A comparison of lexeme and speech syllables in Dutch
Schiller, N. O., Meyer, A. S., Baayen, R. H., & Levelt, W. J. M.
A comparison of lexeme and speech syllables in Dutch. Journal of Quantitative Linguistics, 3
The CELEX lexical database includes a list of Dutch syllables and their frequencies, based on syllabification of isolated word forms. In connected speech, however, sentence-level phonological rules can modify the syllables and their token frequencies. In order to estimate the changes syllables may undergo in connected speech, an empirical investigation was carried out. A large Dutch text corpus (TROUW) was transcribed, processed by word level rules, and syllabified. The resulting lexeme syllables were evaluated by comparing them to the CELEX lexical database for Dutch.
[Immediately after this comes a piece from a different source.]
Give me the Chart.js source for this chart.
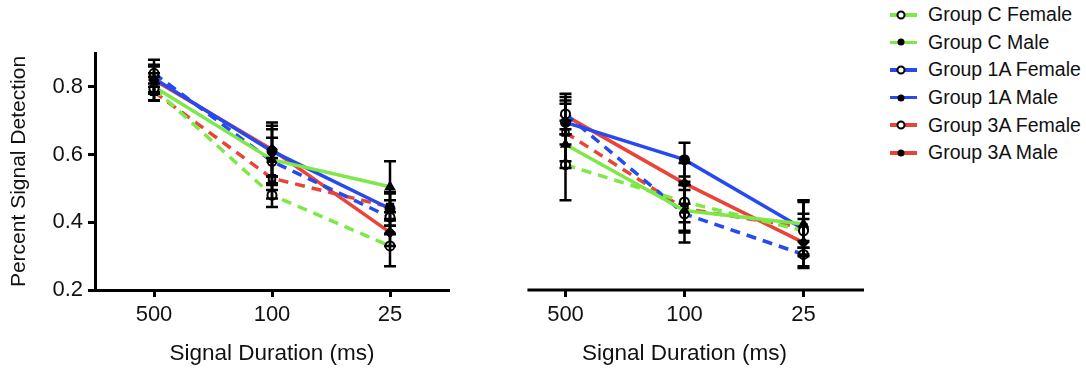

Then additional phonological sentence-level rules were applied to the TROUW corpus, and the frequencies of the resulting connected speech syllables were compared with those of the lexeme syllables from TROUW. The overall correlation between lexeme and speech syllables was very high. However, speech syllables generally had more complex CV structures than lexeme syllables. Implications of the results for research involving syllables are discussed. With respect to the notion of a mental syllabary (a store for precompiled articulatory programs for syllables, see Levelt & Wheeldon, 1994) this study revealed an interesting statistical result. The calculation of the cumulative syllable frequencies showed that 85% of the syllable tokens in Dutch can be covered by the 500 most frequent syllable types, which makes the idea of a syllabary very attractive.